A better handling of the situation would have required both a more proactive approach to the pandemic and a greater understanding of student — especially international student — conditions. While different plans of action may have been discussed and put in place internally, a more proactive approach also involves more transparency in order to be effective. If the student body is not aware of the possible changes that could happen at U of T when new COVID-19 variants surface, preparation falls short and negatively impacts the end result.
Speaking of preparation, it was to be expected that case numbers would increase again with colder temperatures toward the end of the semester, which is already a stressful time because of midterms, final assignments, and exams. Hence, many students were so busy during that time that it was difficult to find the mental and emotional capacity to make decisions with potentially far-reaching consequences. Furthermore, there was likely added academic stress, especially for first- and second-year international students with less experience leaving and entering Canada.

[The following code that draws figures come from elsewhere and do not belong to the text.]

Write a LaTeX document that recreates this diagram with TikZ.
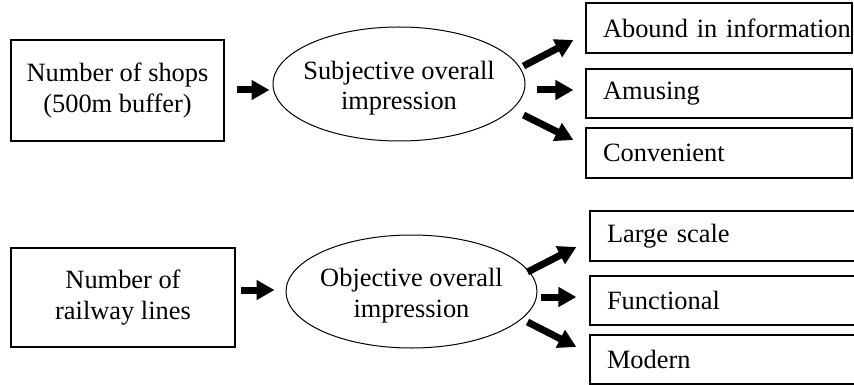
\documentclass[tikz,border=0pt]{standalone}
\usepackage{fontspec}
\setmainfont{Liberation Serif}
\usetikzlibrary{shapes.geometric,arrows.meta,calc}
\begin{document}
\begin{tikzpicture}[x=1pt,y=-1pt,
  every node/.style={font=\fontsize{26.4}{30.4}\selectfont},
  srcbox/.style={draw,line width=1.2pt,rectangle,inner sep=0pt,align=center},
  oval/.style={draw,line width=1pt,ellipse,inner sep=0pt},
  ovaltext/.style={align=center,inner sep=0pt},
  outbox/.style={draw,line width=1.2pt,rectangle,inner ysep=0pt,inner xsep=2pt,align=left,minimum height=#1},
  bigarrow/.style={line width=7pt,-{Triangle[length=18pt,width=19pt]}}
]
\useasboundingbox (0,0) rectangle (854,385);
\clip (0,0) rectangle (854,385);
% top group
\node[srcbox,minimum width=213pt,minimum height=101pt] (b1) at (117.5,90.5) {Number of shops\\(500m buffer)};
\node[oval,minimum width=252pt,minimum height=114pt] (e1) at (399,84) {};
\node[ovaltext] (e1t) at ($(e1.center)+(0,4)$) {Subjective overall\\impression};
\node[outbox=50pt,text width=262pt] (bA) at (719,28) {\hspace*{15pt}\mbox{Abound in information}};
\node[outbox=49pt,text width=262pt] (bB) at (719,93.5) {\hspace*{15pt}\mbox{Amusing}};
\node[outbox=50pt,text width=262pt] (bC) at (719,153) {\hspace*{15pt}\mbox{Convenient}};
% bottom group
\node[srcbox,minimum width=224pt,minimum height=99pt] (b2) at (123,297.5) {Number of\\railway lines};
\node[oval,minimum width=251pt,minimum height=113pt] (e2) at (411.5,291.5) {};
\node[ovaltext] (e2t) at ($(e2.center)+(0,4)$) {Objective overall\\impression};
\node[outbox=50pt,text width=264pt] (bD) at (724,236) {\hspace*{15pt}\mbox{Large scale}};
\node[outbox=49pt,text width=264pt] (bE) at (724,300.5) {\hspace*{15pt}\mbox{Functional}};
\node[outbox=49pt,text width=264pt] (bF) at (724,359.5) {\hspace*{15pt}\mbox{Modern}};
% arrows top
\draw[bigarrow] ($(b1.east)+(12,-0.5)$) -- ($(e1.west)+(-3,6)$);
\draw[bigarrow] ($(e1.east)+(-2,-18)$) -- ($(bA.west)+(-12,12)$);
\draw[bigarrow] ($(e1.east)+(11,6)$) -- ($(bB.west)+(-12,-3.5)$);
\draw[bigarrow] ($(e1.east)+(-2,31)$) -- ($(bC.west)+(-12,-13)$);
% arrows bottom
\draw[bigarrow] ($(b2.east)+(5,-7.5)$) -- ($(e2.west)+(-11,-1.5)$);
\draw[bigarrow] ($(e2.east)+(-10,-19.5)$) -- ($(bD.west)+(-13,11)$);
\draw[bigarrow] ($(e2.east)+(3,5.5)$) -- ($(bE.west)+(-13,-3.5)$);
\draw[bigarrow] ($(e2.east)+(-10,30.5)$) -- ($(bF.west)+(-13,-12.5)$);
\end{tikzpicture}
\end{document}
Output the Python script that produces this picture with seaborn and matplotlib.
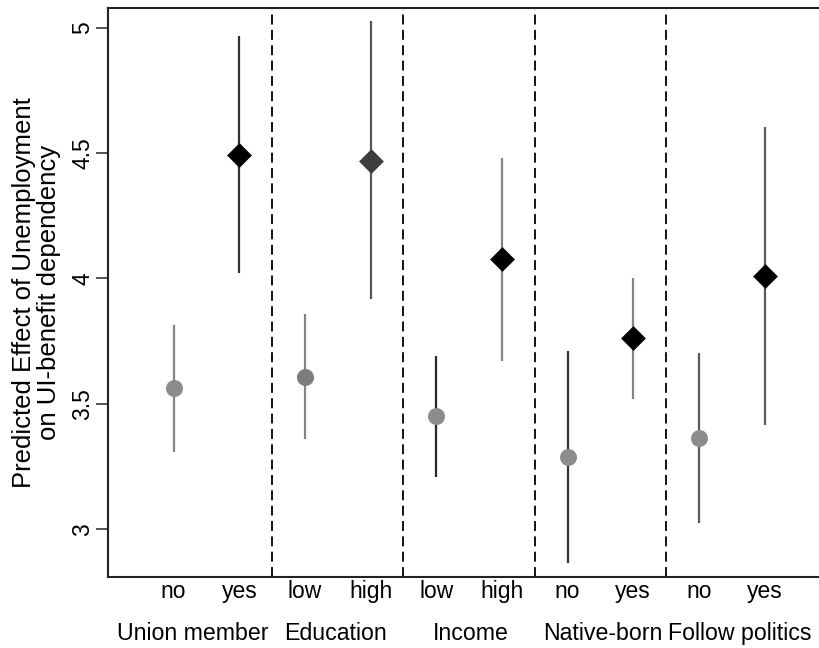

Another factor that affects all students whose families don’t live in Toronto, but especially international students, is that flights become more expensive toward the end of the year. The Faculty of Arts & Science notoriously releases its exam schedule late in the semester, which barely leaves time to properly plan travel under normal circumstances if you don’t want to pay an exorbitant amount of money to go home over the winter break. The sudden cancellation of in-person exams this fall semester meant missed chances to return or spend more time at home for many students because of the high prices of travelling, assuming a flexibility most international students don’t have.
While the move to online instruction for the first three weeks of the winter semester is certainly helpful for international students who might have had to miss the start of the semester otherwise, the change was announced so late that most people had already made their travel plans. Additionally, why didn’t the university administration just push back the start of the winter semester as it did in 2021? A decision such as this would have made it easier for international students to return home from countries with long and strict quarantine requirements, such as China.
U of T had over 13,000 Chinese international students in the 2020–2021 academic year, and international students in general make up more than 20 per cent of the student body. Our financial contributions to U of T’s annual budget exceed those of the provincial government. Regardless, international students deserve to be considered properly in the administration’s decision-making. We need a comprehensive, transparent, and timely overview of the plans of action for different scenarios, and the support and accommodations available to all students.
Luise Hellwig is a fourth-year human geography and political science student at University College. She is one of the administrative coordinators for the International Studentsʼ Advocacy Network at U of T.